Five School of the Arts Alumni Receive 2016 Guggenheim Fellowship

April 07, 2016

Five School of the Arts alumni have received 2016 Guggenheim Fellowships: Marina Adams ‘83 in Fine Arts; Jesse Ball '04 in Fiction; Edmund Campion '93 in Music Composition; Amanda Petrusich '03 in General Nonfiction; and Sue de Beer '98 for Fine Arts.
 
The Board of Trustees of the John Simon Guggenheim Memorial Foundation awarded 175 fellowships (including three joint fellowships) to 178 scholars, artists, and scientists. The winners were chosen from a batch of 3000 applicants.

Marina Adams is a painter who graduated from the Visual Arts Program at the School of the Arts. Her solo exhibitions include a show with the New York gallery and publishing house, Karma at the Independent, concurrent with their publication of her newest book, titled Portrait and a Dream. She is based in New York City and Parma, Italy, and has shown her work in Switzerland.
 
Jesse Ball is a poet and novelist who now teaches at the School of the Art Institute of Chicago. He published his fifth novel, A Cure for Suicide (Pantheon), in July. His previous book, Silence Once Begun, was a finalist for the 2015 Los Angeles Times Book Prize in Fiction, along with professor Donald Antrim. Ball also was a finalist for the 2015 New York Public Library Young Lions Fiction Award, along with two other alumnae, Catherine Lacey '10 and the eventual winner, Molly Antopol '07.

Edmund Campion is Professor of Music Composition and Director at the Center for New Music and Audio Technologies at the University of California, Berkeley. His numerous awards include the American Rome Prize, the Lili Boulanger Prize, The Paul Fromm Award at Tanglewood, and most recently, the Goddard Lieberson Fellowship given by the American Academy in Rome. As a Guggenheim Fellow, he will travel to Korea to compose for the Korean Traditional Contemporary Orchestra, which features over 55 musicians performing on ancient Korean instruments.

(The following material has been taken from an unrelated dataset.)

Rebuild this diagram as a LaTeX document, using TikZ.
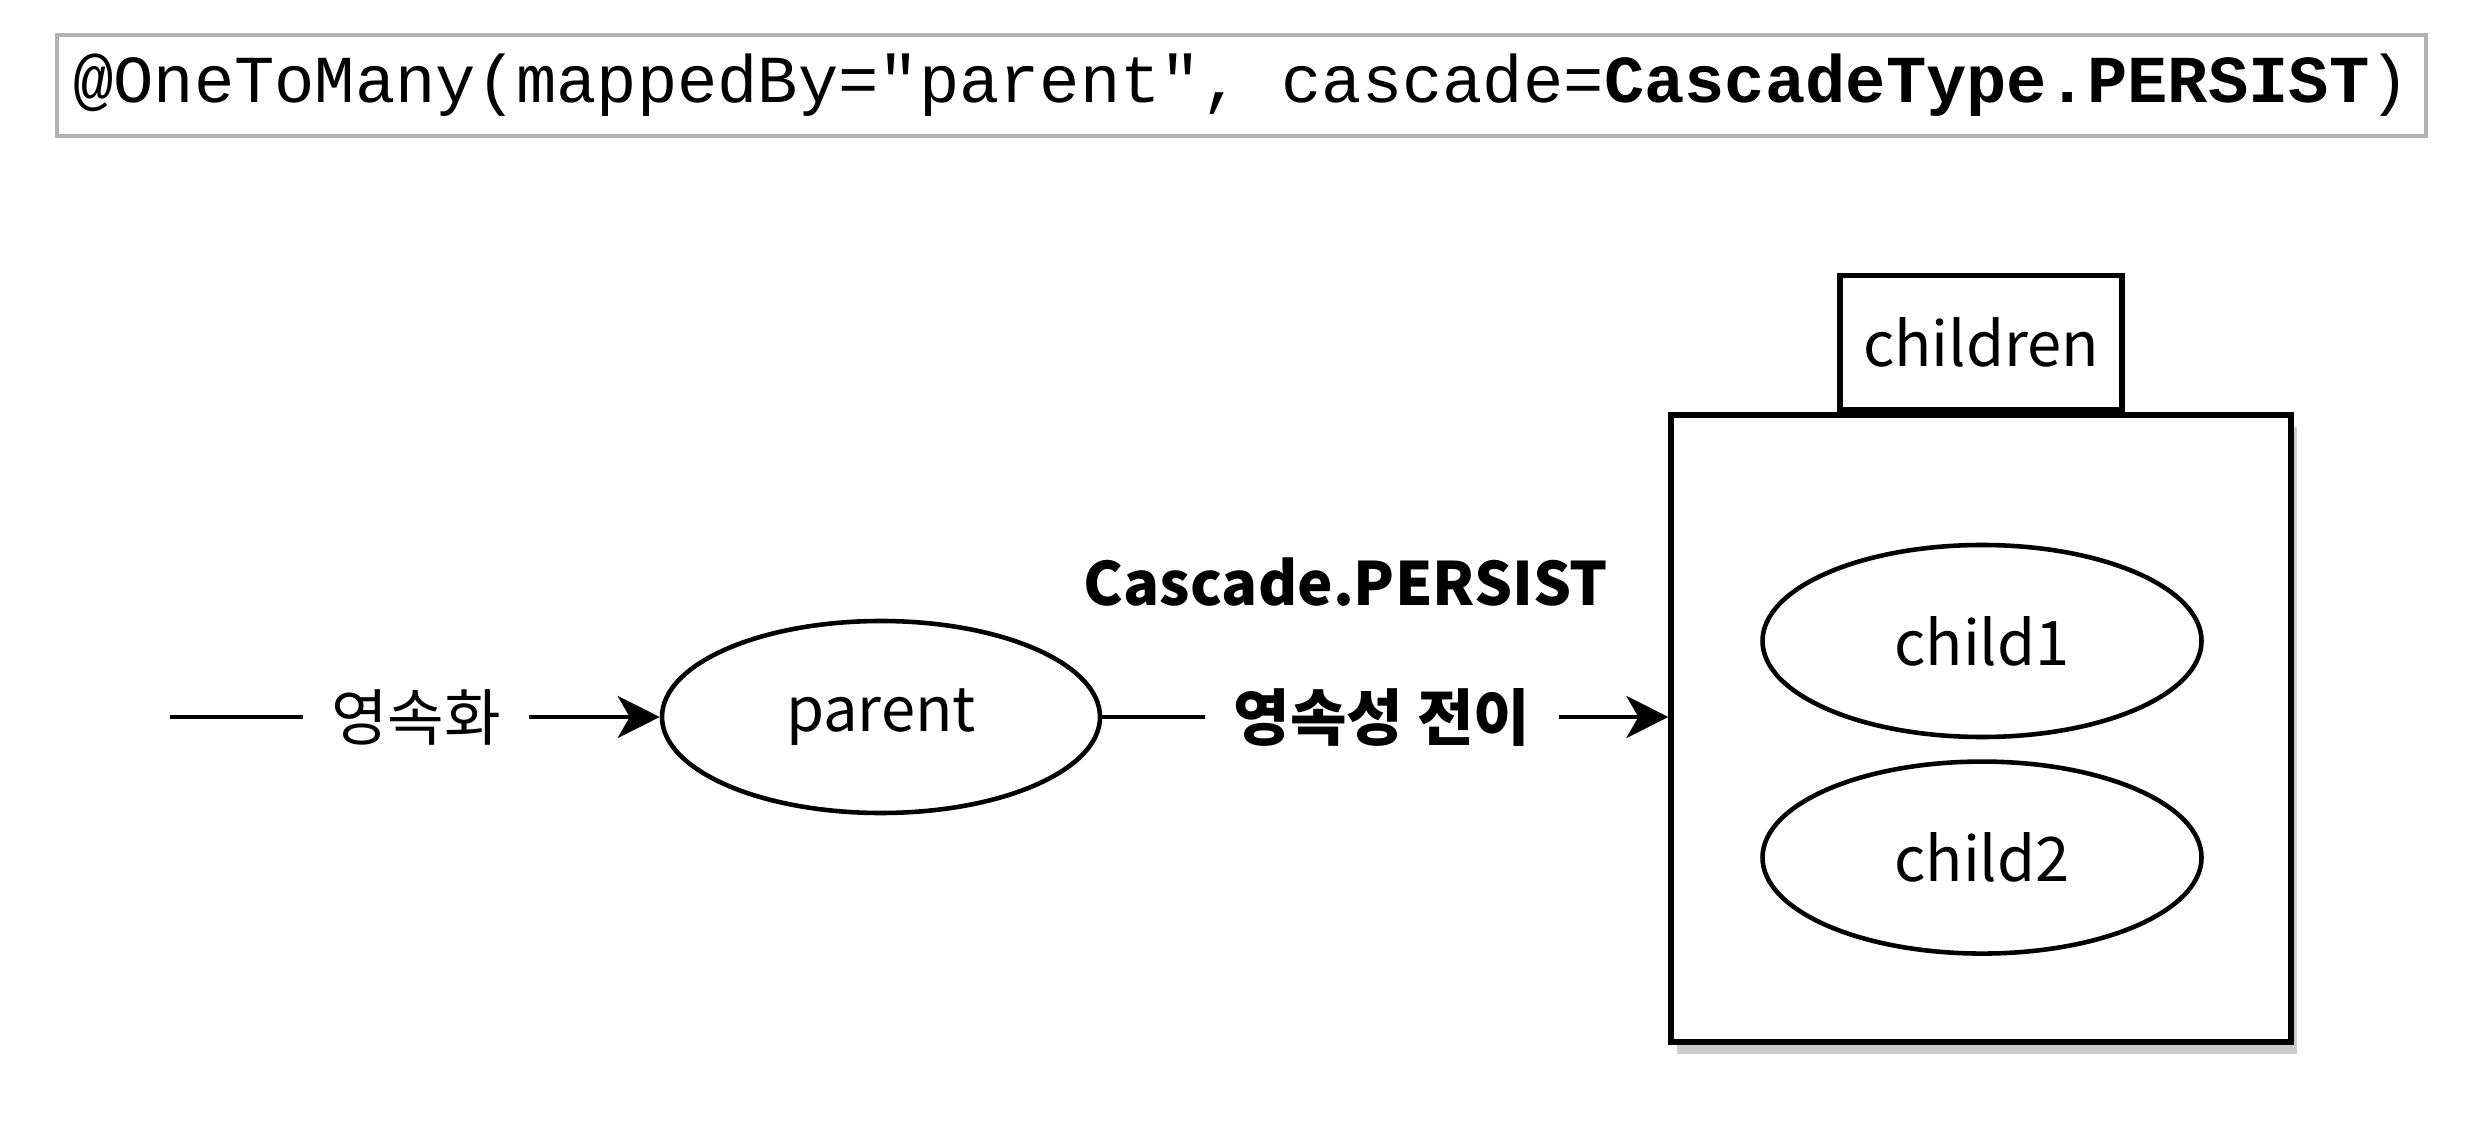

Sue de Beer is an Associate Professor of Art at NYU. Her work uses elements of film, installation, sculpture and photography, and has been featured in solo exhibitions at the Kunst Werke, Berlin, the Whitney Museum of American Art at Altria, the MuHKA Museum in Antwerp, Los Angeles Contemporary Exhibitions in Los Angeles and Marianne Boesky Gallery in New York, where she is represented.
 
Amanda Petrusich is the author of three books about music: “Do Not Sell At Any Price: The Wild, Obsessive Hunt for the World’s Rarest 78rpm Records” (Scribner; 2014), “It Still Moves: Lost Songs, Lost Highways, and the Search for the Next American Music” (Faber and Faber; 2008), and “Pink Moon,” an installment in Continuum/Bloomsbury’s acclaimed 33 1/3 series. She teaches writing and criticism at NYU’s Gallatin School and was named one of the 100 most influential people in Brooklyn culture by Brooklyn Magazine this year.